Effective professional learning is characterized by continuous improvement, collective responsibility, peer-based accountability, acceptance of experimentation, and alignment. During the Good Teaching Summit, organized by the National Commission on Teaching and America’s Future (NCTAF) a few weeks ago, René Islas from Learning Forward pointed to research-based standards for professional learning that align with this definition.

Similarly, the National Center for Literacy Education (of which NCTAF and Learning Forward are both stakeholder organizations) has synthesized research on effective collaboration and professional learning to define a capacity-building framework.

It is clear from this body of research that collaboration as teamwork depends on teams having access to both appropriate evidence of student learning and information about research on relevant and effective instructional practices. For example, the limitations of high-stakes testing data as evidence to inform collaboration was a key theme in the New Frontiers in Assessment Hot Seat discussion with Scott Filkins, high school teacher and author of Beyond Standardized Truth: Improving Teaching and Learning through Inquiry-Based Reading Assessment.

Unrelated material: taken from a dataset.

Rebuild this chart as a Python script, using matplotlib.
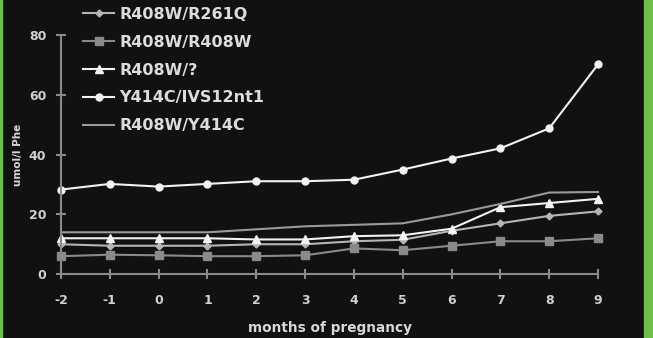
import matplotlib.pyplot as plt
from matplotlib.patches import Rectangle

plt.rcParams['axes.unicode_minus'] = False

months = [-2, -1, 0, 1, 2, 3, 4, 5, 6, 7, 8, 9]

r408w_r261q = [10, 9.5, 9.5, 9.5, 10, 10, 11, 11.5, 14.5, 17, 19.5, 21]
r408w_r408w = [6, 6.5, 6.3, 6, 6, 6.3, 8.6, 8, 9.5, 11, 11, 12]
r408w_unknown = [12, 12, 12, 12, 11.6, 11.6, 12.7, 13, 15.2, 22.4, 23.8, 25.2]
y414c_ivs = [28.3, 30.2, 29.3, 30.2, 31.1, 31.1, 31.6, 35, 38.7, 42.1, 48.8, 70.2]
r408w_y414c = [14, 14, 14, 14, 15, 16, 16.5, 17, 20, 23.5, 27.3, 27.5]

labels = ['R408W/R261Q', 'R408W/R408W', 'R408W/?', 'Y414C/IVS12nt1', 'R408W/Y414C']
yticks = [0, 20, 40, 60, 80]

bg = '#111111'
fig = plt.figure(figsize=(6.53, 3.38), dpi=100, facecolor=bg)
ax = fig.add_axes([0.0934, 0.189, 0.8224, 0.707], facecolor=bg)

h1, = ax.plot(months, r408w_r261q, color='#b5b5b5', lw=1.5, marker='D', ms=3.5, clip_on=False)
h2, = ax.plot(months, r408w_r408w, color='#8a8a8a', lw=1.5, marker='s', ms=6, clip_on=False)
h3, = ax.plot(months, r408w_unknown, color='#f2f2f2', lw=1.5, marker='^', ms=6, clip_on=False)
h4, = ax.plot(months, y414c_ivs, color='#f2f2f2', lw=1.5, marker='o', ms=5, clip_on=False)
h5, = ax.plot(months, r408w_y414c, color='#9a9a9a', lw=1.5, clip_on=False)

ax.set_xlim(-2, 9)
ax.set_ylim(0, 80)
ax.set_xticks(months)
ax.set_yticks(yticks)
for s in ['top', 'right']:
    ax.spines[s].set_visible(False)
for s in ['left', 'bottom']:
    ax.spines[s].set_color('#8a8a8a')
    ax.spines[s].set_linewidth(1.5)
ax.tick_params(colors='#8a8a8a', direction='inout', length=7, width=1.5)
ax.tick_params(axis='x', pad=11)
ax.tick_params(axis='y', pad=7)
for t in ax.get_xticklabels() + ax.get_yticklabels():
    t.set_color('#d0d0d0')
    t.set_fontweight('bold')
    t.set_fontsize(9)

ax.set_xlabel('months of pregnancy', color='#d8d8d8', fontsize=9.8, fontweight='bold')
ax.xaxis.set_label_coords(0.5, -0.195)
ax.set_ylabel('umol/l Phe', color='#d8d8d8', fontsize=7.5, fontweight='bold')
ax.yaxis.set_label_coords(-0.07, 0.5)

leg = fig.legend([h1, h2, h3, h4, h5], labels, loc='upper left', bbox_to_anchor=(0.118, 0.998),
                 frameon=False, fontsize=11.5, handlelength=1.9, handletextpad=0.35,
                 labelspacing=0.8, borderaxespad=0)
for t in leg.get_texts():
    t.set_color('#dcdcdc')
    t.set_fontweight('bold')

# green frame strips at the edges of the picture
fig.patches.append(Rectangle((0, 0), 2 / 653, 1, transform=fig.transFigure, color='#6cc048'))
fig.patches.append(Rectangle((644 / 653, 0), 9 / 653, 1, transform=fig.transFigure, color='#6cc048'))

fig.savefig('out.png', dpi=100, facecolor=bg)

Filkins and the other participants in the discussion pointed to formative assessment techniques, including systematic observation of students in action (“kidwatching”) and collective examination of student work, as essential to providing the fuller picture of student learning that collaboration requires.

It’s also interesting to note in Filkins’ introduction how the opportunity to learn with and alongside others shaped his understanding of assessment.

“It wasn’t just a few watershed realizations about what constitutes effective assessment that propelled my transformation to someone who can talk about assessment without feeling guilty or embarrassed. It was that I had enough experience as a teacher—as a Writing Project affiliate, as a student of effective practice in adolescent literacy instruction, as someone who works hard to be aware of his own literate practices—to have the pedagogical capacity to need the information from formative assessment to know what to do next.”